- **Exercise**:
Reproduce every line, starting at the one that contains "Write the TikZ code for this diagram." and ending at the last line of the data, exactly as it stands; pictures are omitted.

━━ Data excerpts ━━

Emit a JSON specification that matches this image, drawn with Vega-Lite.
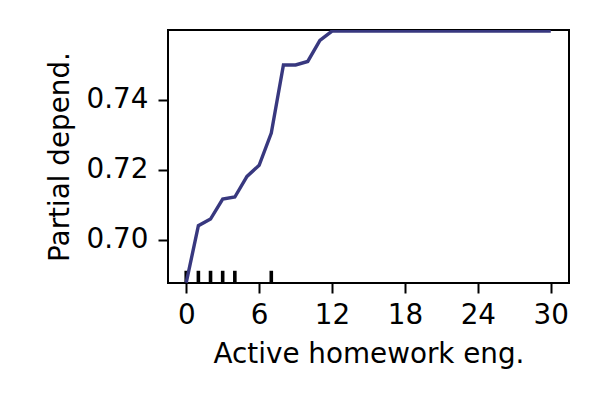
{
  "$schema": "https://vega.github.io/schema/vega-lite/v6.json",
  "autosize": {"type": "none"},
  "padding": {"left": 168, "top": 30, "right": 31, "bottom": 117},
  "width": 401,
  "height": 253,
  "background": "white",
  "config": {
    "view": {"stroke": "black", "strokeWidth": 2},
    "axis": {
      "domain": false,
      "grid": false,
      "tickColor": "black",
      "tickWidth": 2,
      "tickSize": 10,
      "labelFont": "DejaVu Sans",
      "labelFontSize": 27.8,
      "labelColor": "black",
      "titleFont": "DejaVu Sans",
      "titleFontSize": 27.8,
      "titleFontWeight": "normal",
      "titleColor": "black"
    }
  },
  "datasets": {
    "pd": [
      {"x": 0, "y": 0.6877},
      {"x": 1, "y": 0.7040},
      {"x": 2, "y": 0.7059},
      {"x": 3, "y": 0.7116},
      {"x": 4, "y": 0.7122},
      {"x": 5, "y": 0.7181},
      {"x": 6, "y": 0.7213},
      {"x": 7, "y": 0.7305},
      {"x": 8, "y": 0.7500},
      {"x": 9, "y": 0.7500},
      {"x": 10, "y": 0.7510},
      {"x": 11, "y": 0.7570},
      {"x": 12, "y": 0.7597},
      {"x": 13, "y": 0.7597},
      {"x": 14, "y": 0.7597},
      {"x": 15, "y": 0.7597},
      {"x": 16, "y": 0.7597},
      {"x": 17, "y": 0.7597},
      {"x": 18, "y": 0.7597},
      {"x": 19, "y": 0.7597},
      {"x": 20, "y": 0.7597},
      {"x": 21, "y": 0.7597},
      {"x": 22, "y": 0.7597},
      {"x": 23, "y": 0.7597},
      {"x": 24, "y": 0.7597},
      {"x": 25, "y": 0.7597},
      {"x": 26, "y": 0.7597},
      {"x": 27, "y": 0.7597},
      {"x": 28, "y": 0.7597},
      {"x": 29, "y": 0.7597},
      {"x": 30, "y": 0.7597}
    ],
    "rug": [
      {"x": 0, "y0": 0.6876, "y1": 0.6911},
      {"x": 1, "y0": 0.6876, "y1": 0.6911},
      {"x": 2, "y0": 0.6876, "y1": 0.6911},
      {"x": 3, "y0": 0.6876, "y1": 0.6911},
      {"x": 4, "y0": 0.6876, "y1": 0.6911},
      {"x": 7, "y0": 0.6876, "y1": 0.6911}
    ]
  },
  "layer": [
    {
      "data": {"name": "rug"},
      "mark": {"type": "rule", "color": "black", "strokeWidth": 3.6},
      "encoding": {
        "x": {"field": "x", "type": "quantitative"},
        "y": {"field": "y0", "type": "quantitative"},
        "y2": {"field": "y1"}
      }
    },
    {
      "data": {"name": "pd"},
      "mark": {"type": "line", "color": "#38387f", "strokeWidth": 3.4, "clip": true},
      "encoding": {
        "x": {
          "field": "x",
          "type": "quantitative",
          "scale": {"domain": [-1.5, 31.5], "nice": false, "zero": false},
          "axis": {"values": [0, 6, 12, 18, 24, 30], "title": "Active homework eng.", "labelPadding": 8, "titlePadding": 12, "labelFlush": false}
        },
        "y": {
          "field": "y",
          "type": "quantitative",
          "scale": {"domain": [0.6876, 0.76], "nice": false, "zero": false},
          "axis": {"values": [0.70, 0.72, 0.74], "format": ".2f", "title": "Partial depend.", "labelPadding": 10, "titlePadding": 12, "labelFlush": false}
        }
      }
    }
  ]
}
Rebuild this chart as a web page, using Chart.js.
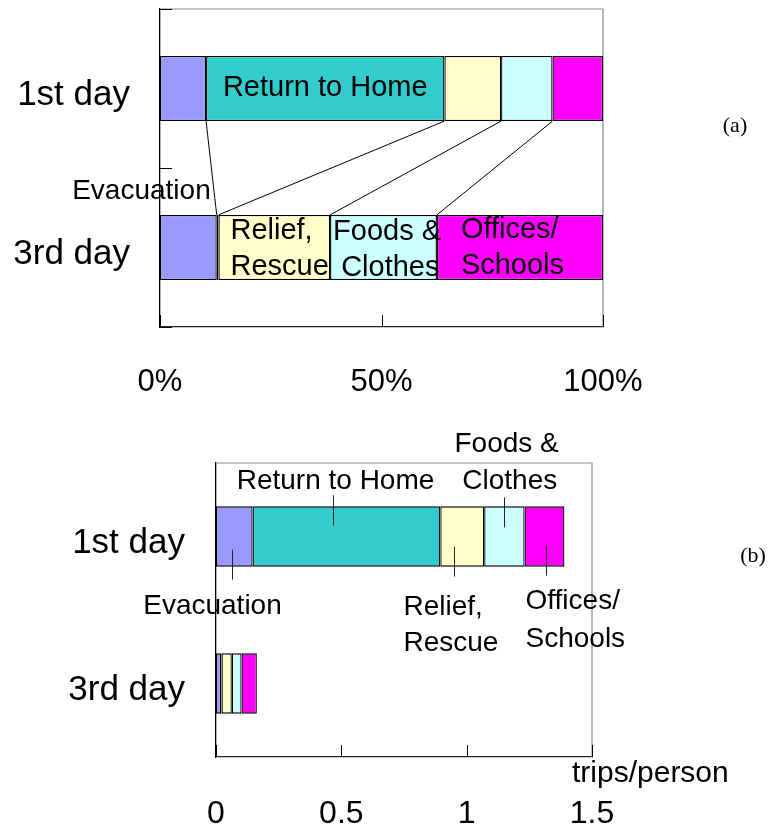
<!DOCTYPE html>
<html>
<head>
<meta charset="utf-8">
<script src="https://cdn.jsdelivr.net/npm/chart.js@4.4.0/dist/chart.umd.min.js"></script>
<style>
  html, body { margin: 0; padding: 0; background: #fff; }
  #wrap { position: relative; width: 773px; height: 830px; }
  .box { position: absolute; left: 0; width: 773px; }
  #boxA { top: 0; height: 420px; }
  #boxB { top: 420px; height: 410px; }
</style>
</head>
<body>
<div id="wrap">
  <div class="box" id="boxA"><canvas id="shareChart"></canvas></div>
  <div class="box" id="boxB"><canvas id="tripChart"></canvas></div>
</div>
<script>
const days = ['1st day', '3rd day'];
const purposeLines = [['Evacuation'], ['Return to Home'], ['Relief,', 'Rescue'], ['Foods &', 'Clothes'], ['Offices/', 'Schools']];
const colors = ['#9999FF', '#33CCCC', '#FFFFCC', '#CCFFFF', '#FF00FF'];

// (a) share of trips by purpose (%)
const evacShare = [10.4, 12.8];
const homeShare = [53.8, 0.4];
const reliefShare = [12.8, 25.2];
const foodsShare = [11.6, 24.1];
const officeShare = [11.4, 37.5];
const shareTicks = [0, 50, 100];

// (b) trips per person by purpose
const evacTrips = [0.146, 0.020];
const homeTrips = [0.749, 0.002];
const reliefTrips = [0.175, 0.041];
const foodsTrips = [0.161, 0.039];
const officeTrips = [0.159, 0.061];
const tripTicks = [0, 0.5, 1, 1.5];

const SANS = "'Liberation Sans', Arial, sans-serif";

function makeSets(series) {
  return series.map((vals, i) => ({
    label: purposeLines[i].join(' '),
    data: vals,
    backgroundColor: colors[i],
    borderColor: '#000',
    borderWidth: 1.3,
    borderSkipped: false,
    categoryPercentage: 1,
    barPercentage: 0.41
  }));
}

// gray top/right frame + short inward tick marks
const framePlugin = {
  id: 'frame',
  beforeDatasetsDraw(chart, args, opts) {
    const { ctx, chartArea: a } = chart;
    ctx.save();
    ctx.strokeStyle = '#8a8a8a';
    ctx.lineWidth = 1.2;
    ctx.beginPath();
    ctx.moveTo(a.left, a.top);
    ctx.lineTo(a.right, a.top);
    ctx.lineTo(a.right, a.bottom);
    ctx.stroke();

    ctx.strokeStyle = '#000';
    ctx.lineWidth = 1;
    ctx.beginPath();
    const xs = chart.scales.x;
    xs.ticks.forEach(t => {
      const px = Math.round(xs.getPixelForValue(t.value)) + 0.5;
      ctx.moveTo(px, a.bottom);
      ctx.lineTo(px, a.bottom - 12);
    });
    if (opts.yTicks) {
      const ys = chart.scales.y;
      for (let i = 0; i <= days.length; i++) {
        const py = Math.round(ys.getPixelForValue(i - 0.5)) + 0.5;
        ctx.moveTo(a.left, py);
        ctx.lineTo(a.left + 12, py);
      }
    }
    ctx.stroke();
    ctx.restore();
  }
};

function seg(chart, ds, day) {
  const el = chart.getDatasetMeta(ds).data[day];
  const h = Math.abs(el.height);
  return { start: el.base, end: el.x, mid: (el.base + el.x) / 2, top: el.y - h / 2, bottom: el.y + h / 2, y: el.y };
}

function drawLines(ctx, lines, x, ys, align) {
  ctx.textAlign = align;
  lines.forEach((t, k) => ctx.fillText(t, x, ys[k]));
}

// (a): series lines between the two bars and the labels
const shareLabels = {
  id: 'shareLabels',
  afterDatasetsDraw(chart) {
    const ctx = chart.ctx;
    ctx.save();
    ctx.strokeStyle = '#000';
    ctx.lineWidth = 1;
    ctx.beginPath();
    for (let ds = 0; ds < 4; ds++) {
      const a = seg(chart, ds, 0), b = seg(chart, ds, 1);
      ctx.moveTo(a.end, a.bottom);
      ctx.lineTo(b.end, b.top);
    }
    ctx.stroke();

    ctx.fillStyle = '#000';
    ctx.font = '29px ' + SANS;
    ctx.textBaseline = 'middle';
    const home = seg(chart, 1, 0);
    drawLines(ctx, purposeLines[1], home.mid, [home.y - 1], 'center');
    const relief = seg(chart, 2, 1);
    drawLines(ctx, purposeLines[2], relief.start + 12, [relief.y - 17, relief.y + 19], 'left');
    const foods = seg(chart, 3, 1);
    drawLines(ctx, ['Foods &', ' ' + purposeLines[3][1]], foods.start + 3, [foods.y - 16, foods.y + 20], 'left');
    const office = seg(chart, 4, 1);
    drawLines(ctx, purposeLines[4], office.start + 24, [office.y - 18, office.y + 18], 'left');
    const evac = seg(chart, 0, 1);
    ctx.font = '28px ' + SANS;
    drawLines(ctx, purposeLines[0], evac.end - 6, [evac.top - 24], 'right');

    ctx.font = "22px 'Liberation Serif', 'Times New Roman', serif";
    ctx.textAlign = 'center';
    ctx.fillText('(a)', chart.width - 38, chart.scales.y.getPixelForValue(0) + 38);
    ctx.restore();
  }
};

// (b): call-out labels with short leader lines
const callouts = [
  { ds: 0, side: 'below', lx: -2, l1: -13, l2: 17, tx: -20, ty: [40], align: 'center' },
  { ds: 1, side: 'above', lx: -13, l1: -11, l2: 19, tx: 2, ty: [-25], align: 'center' },
  { ds: 2, side: 'below', lx: -8, l1: -10, l2: 20, tx: -51, ty: [41, 77], align: 'left' },
  { ds: 3, side: 'above', lx: 0, l1: -9, l2: 21, tx: -50, ty: [-62, -25], align: 'left' },
  { ds: 4, side: 'below', lx: 2, l1: -9, l2: 21, tx: -21, ty: [35, 73], align: 'left' }
];

const tripLabels = {
  id: 'tripLabels',
  afterDatasetsDraw(chart) {
    const ctx = chart.ctx;
    const a = chart.chartArea;
    ctx.save();
    ctx.strokeStyle = '#222';
    ctx.lineWidth = 1;
    ctx.fillStyle = '#000';
    ctx.font = '28px ' + SANS;
    ctx.textBaseline = 'middle';
    callouts.forEach(c => {
      const s = seg(chart, c.ds, 0);
      const x = Math.round(s.mid + c.lx) + 0.5;
      const edge = c.side === 'above' ? s.top : s.bottom;
      const sign = c.side === 'above' ? 1 : -1;
      ctx.beginPath();
      ctx.moveTo(x, edge + sign * c.l1);
      ctx.lineTo(x, edge + sign * c.l2);
      ctx.stroke();
      let lines = purposeLines[c.ds];
      if (c.ds === 3) lines = ['Foods &', ' ' + lines[1]];
      drawLines(ctx, lines, x + c.tx, c.ty.map(d => edge + d), c.align);
    });

    ctx.font = '30px ' + SANS;
    ctx.textAlign = 'left';
    ctx.textBaseline = 'alphabetic';
    ctx.fillText('trips/person', a.right - 20, a.bottom + 25);

    ctx.font = "22px 'Liberation Serif', 'Times New Roman', serif";
    ctx.textAlign = 'center';
    ctx.textBaseline = 'middle';
    ctx.fillText('(b)', chart.width - 20, chart.scales.y.getPixelForValue(0) + 20);
    ctx.restore();
  }
};

function baseOptions(cfg) {
  return {
    indexAxis: 'y',
    responsive: true,
    maintainAspectRatio: false,
    animation: false,
    events: [],
    layout: { padding: cfg.padding },
    plugins: { legend: { display: false }, tooltip: { enabled: false }, frame: { yTicks: cfg.yTicks } },
    scales: {
      x: {
        stacked: true,
        min: 0,
        max: cfg.max,
        afterBuildTicks: s => { s.ticks = cfg.ticks.map(v => ({ value: v })); },
        grid: { display: false, drawTicks: false },
        border: { color: '#222', width: 1.3 },
        ticks: {
          color: '#000',
          font: cfg.xFont,
          padding: cfg.xPad,
          maxRotation: 0,
          autoSkip: false,
          callback: cfg.fmt
        },
        afterFit: s => { s.height = cfg.xHeight; s.paddingLeft = 0; s.paddingRight = 0; }
      },
      y: {
        stacked: true,
        grid: { display: false, drawTicks: false },
        border: { color: '#000', width: 1.3 },
        ticks: { color: '#000', font: { family: SANS, size: 35 }, padding: cfg.yPad, labelOffset: 7 },
        afterFit: s => { s.width = cfg.yWidth; s.paddingTop = 0; s.paddingBottom = 0; }
      }
    }
  };
}

new Chart(document.getElementById('shareChart'), {
  type: 'bar',
  data: {
    labels: days,
    datasets: makeSets([evacShare, homeShare, reliefShare, foodsShare, officeShare])
  },
  options: baseOptions({
    padding: { top: 9, right: 170, left: 0, bottom: 0 },
    max: 100, ticks: shareTicks, fmt: v => v + '%',
    xFont: { family: SANS, size: 31 },
    xPad: 37, xHeight: 93, yPad: 30, yWidth: 160, yTicks: true
  }),
  plugins: [framePlugin, shareLabels]
});

new Chart(document.getElementById('tripChart'), {
  type: 'bar',
  data: {
    labels: days,
    datasets: makeSets([evacTrips, homeTrips, reliefTrips, foodsTrips, officeTrips])
  },
  options: baseOptions({
    padding: { top: 43, right: 181, left: 0, bottom: 0 },
    max: 1.5, ticks: tripTicks, fmt: v => String(v),
    xFont: { family: SANS, size: 32 },
    xPad: 38, xHeight: 73, yPad: 31, yWidth: 216, yTicks: false
  }),
  plugins: [framePlugin, tripLabels]
});
</script>
</body>
</html>
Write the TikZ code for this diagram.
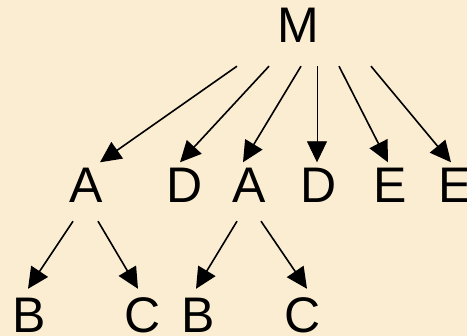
\documentclass[tikz,border=0pt]{standalone}
\usepackage{fontspec}
\setmainfont{Liberation Sans}
\usetikzlibrary{arrows.meta}

\definecolor{parchment}{RGB}{250,237,209}

\tikzset{
	letter/.style={inner sep=0pt, minimum width=40pt, minimum height=46pt,
		font=\fontsize{50}{60}\selectfont},
	arr/.style={-{Triangle[length=21pt,width=20pt]}, line width=1.6pt},
	thinarr/.style={-{Triangle[length=21pt,width=20pt]}, line width=0.9pt}
}

\begin{document}
\begin{tikzpicture}[x=1pt,y=-1pt]
		
		\fill[parchment] (0,0) rectangle (467,336);
		\useasboundingbox (0,0) rectangle (467,336);
		
		% root
		\node[letter] (m) at (298.5,25.5) {M};
		
		% second row
		\node[letter] (a1) at (86,185.5) {A};
		\node[letter] (d1) at (184.5,185.5) {D};
		\node[letter] (a2) at (249,185.5) {A};
		\node[letter] (d2) at (318.5,185.5) {D};
		\node[letter] (e1) at (390.5,185.5) {E};
		\node[letter] (e2) at (455.5,185.5) {E};
		
		% third row
		\node[letter] (b1) at (29.5,315.5) {B};
		\node[letter] (c1) at (142.5,315.5) {C};
		\node[letter] (b2) at (198.5,315.5) {B};
		\node[letter] (c2) at (302.5,315.5) {C};
		
		\draw[arr] ([shift={(-61.5,17.5)}]m.south) -- ([shift={(14,0)}]a1.north);
		\draw[arr] ([shift={(-29.5,17.5)}]m.south) -- ([shift={(-4.5,0)}]d1.north);
		\draw[arr] ([shift={(2.5,17.5)}]m.south) -- ([shift={(-6,0)}]a2.north);
		\draw[thinarr] ([shift={(18.5,17.5)}]m.south) -- ([shift={(-1.5,0)}]d2.north);
		\draw[arr] ([shift={(40.5,17.5)}]m.south) -- ([shift={(-2.5,0)}]e1.north);
		\draw[arr] ([shift={(72.5,17.5)}]m.south) -- ([shift={(-4.5,0)}]e2.north);
		
		\draw[arr] ([shift={(-13,12.5)}]a1.south) -- ([shift={(-1.5,-3.5)}]b1.north);
		\draw[arr] ([shift={(12,12.5)}]a1.south) -- ([shift={(-4.5,-3.5)}]c1.north);
		\draw[arr] ([shift={(-12,12.5)}]a2.south) -- ([shift={(-2.5,-3.5)}]b2.north);
		\draw[arr] ([shift={(12,12.5)}]a2.south) -- ([shift={(4.5,-3.5)}]c2.north);
		
	\end{tikzpicture}
\end{document}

━━━

- **Exercise result**:
Write the TikZ code for this diagram.
\documentclass[tikz,border=0pt]{standalone}
\usepackage{fontspec}
\setmainfont{Liberation Sans}
\usetikzlibrary{arrows.meta}

\definecolor{parchment}{RGB}{250,237,209}

\tikzset{
	letter/.style={inner sep=0pt, minimum width=40pt, minimum height=46pt,
		font=\fontsize{50}{60}\selectfont},
	arr/.style={-{Triangle[length=21pt,width=20pt]}, line width=1.6pt},
	thinarr/.style={-{Triangle[length=21pt,width=20pt]}, line width=0.9pt}
}

\begin{document}
\begin{tikzpicture}[x=1pt,y=-1pt]
		
		\fill[parchment] (0,0) rectangle (467,336);
		\useasboundingbox (0,0) rectangle (467,336);
		
		% root
		\node[letter] (m) at (298.5,25.5) {M};
		
		% second row
		\node[letter] (a1) at (86,185.5) {A};
		\node[letter] (d1) at (184.5,185.5) {D};
		\node[letter] (a2) at (249,185.5) {A};
		\node[letter] (d2) at (318.5,185.5) {D};
		\node[letter] (e1) at (390.5,185.5) {E};
		\node[letter] (e2) at (455.5,185.5) {E};
		
		% third row
		\node[letter] (b1) at (29.5,315.5) {B};
		\node[letter] (c1) at (142.5,315.5) {C};
		\node[letter] (b2) at (198.5,315.5) {B};
		\node[letter] (c2) at (302.5,315.5) {C};
		
		\draw[arr] ([shift={(-61.5,17.5)}]m.south) -- ([shift={(14,0)}]a1.north);
		\draw[arr] ([shift={(-29.5,17.5)}]m.south) -- ([shift={(-4.5,0)}]d1.north);
		\draw[arr] ([shift={(2.5,17.5)}]m.south) -- ([shift={(-6,0)}]a2.north);
		\draw[thinarr] ([shift={(18.5,17.5)}]m.south) -- ([shift={(-1.5,0)}]d2.north);
		\draw[arr] ([shift={(40.5,17.5)}]m.south) -- ([shift={(-2.5,0)}]e1.north);
		\draw[arr] ([shift={(72.5,17.5)}]m.south) -- ([shift={(-4.5,0)}]e2.north);
		
		\draw[arr] ([shift={(-13,12.5)}]a1.south) -- ([shift={(-1.5,-3.5)}]b1.north);
		\draw[arr] ([shift={(12,12.5)}]a1.south) -- ([shift={(-4.5,-3.5)}]c1.north);
		\draw[arr] ([shift={(-12,12.5)}]a2.south) -- ([shift={(-2.5,-3.5)}]b2.north);
		\draw[arr] ([shift={(12,12.5)}]a2.south) -- ([shift={(4.5,-3.5)}]c2.north);
		
	\end{tikzpicture}
\end{document}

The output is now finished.